I dazi sull’anidride carbonica, un paradigma del movimento ambientalista su entrambe le sponde dell’Atlantico, sono progettati per penalizzare i produttori e gli utilizzatori di beni ad alta intensità di carbonio. In pratica agiscono come una tassa regressiva sui Paesi in via di sviluppo, molti dei quali non hanno i mezzi finanziari e tecnologici per «decarbonizzare» le loro industrie.
Per Paesi come l’India, di cui il ministro degli Esteri indiano S. Jaishankar ha sostenuto debba dare priorità alla crescita economica rispetto agli obiettivi climatici rigidi, un futuro senza tassa sul carbonio rappresenta una pausa necessaria.

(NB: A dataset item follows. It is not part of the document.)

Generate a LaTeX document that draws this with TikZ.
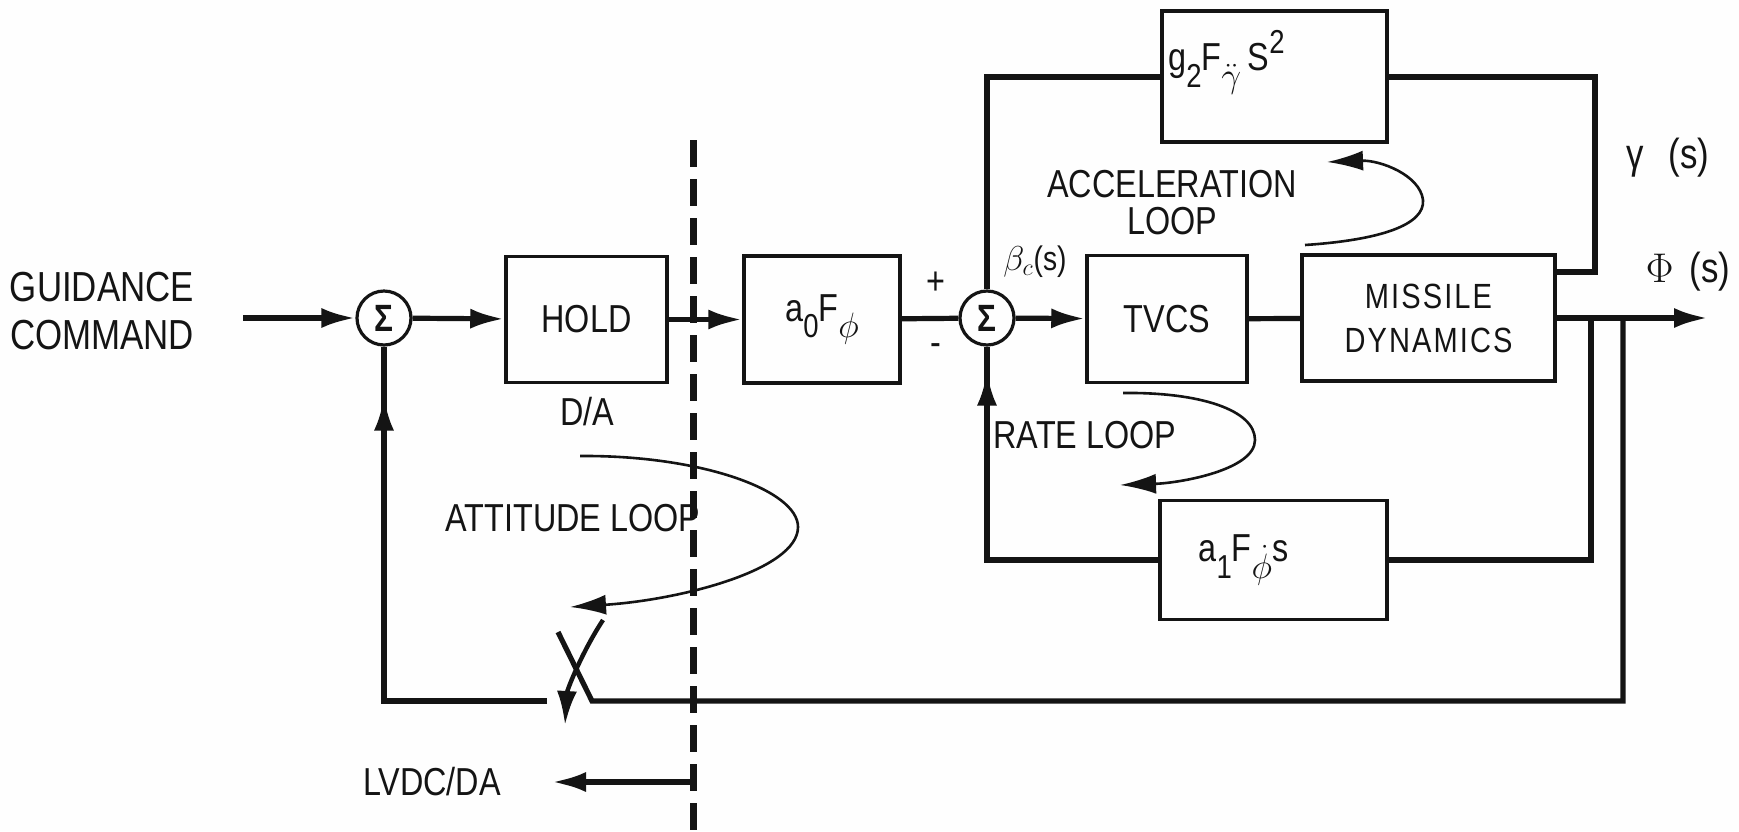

Livella il campo di gioco, permettendo alle economie in via di sviluppo di competere sui mercati globali senza subire il peso sproporzionato di riduzioni obbligatorie delle emissioni. Trump ha minacciato altri dazi, ma possono essere risolti tramite la diplomazia.
I combustibili fossili rappresentano ancora oltre l’80% del consumo energetico primario mondiale, con nazioni come Cina, India e Indonesia che espandono le loro infrastrutture per produrre, importare e utilizzare idrocarburi nonostante gli impegni a raggiungere obiettivi climatici irrealizzabili. Con la mossa audace di Trump, questi Paesi non sentiranno più la necessità di nascondersi dietro il velo della conciliazione climatica.
Il rifiuto di Trump dell’ortodossia climatica corrisponde alle aspirazioni delle nazioni in via di sviluppo che si sforzano di garantire la sicurezza energetica e superare la povertà. E che saranno i più determinati a perseguire le proprie strategie energetiche e a abbandonare l’Accordo di Parigi.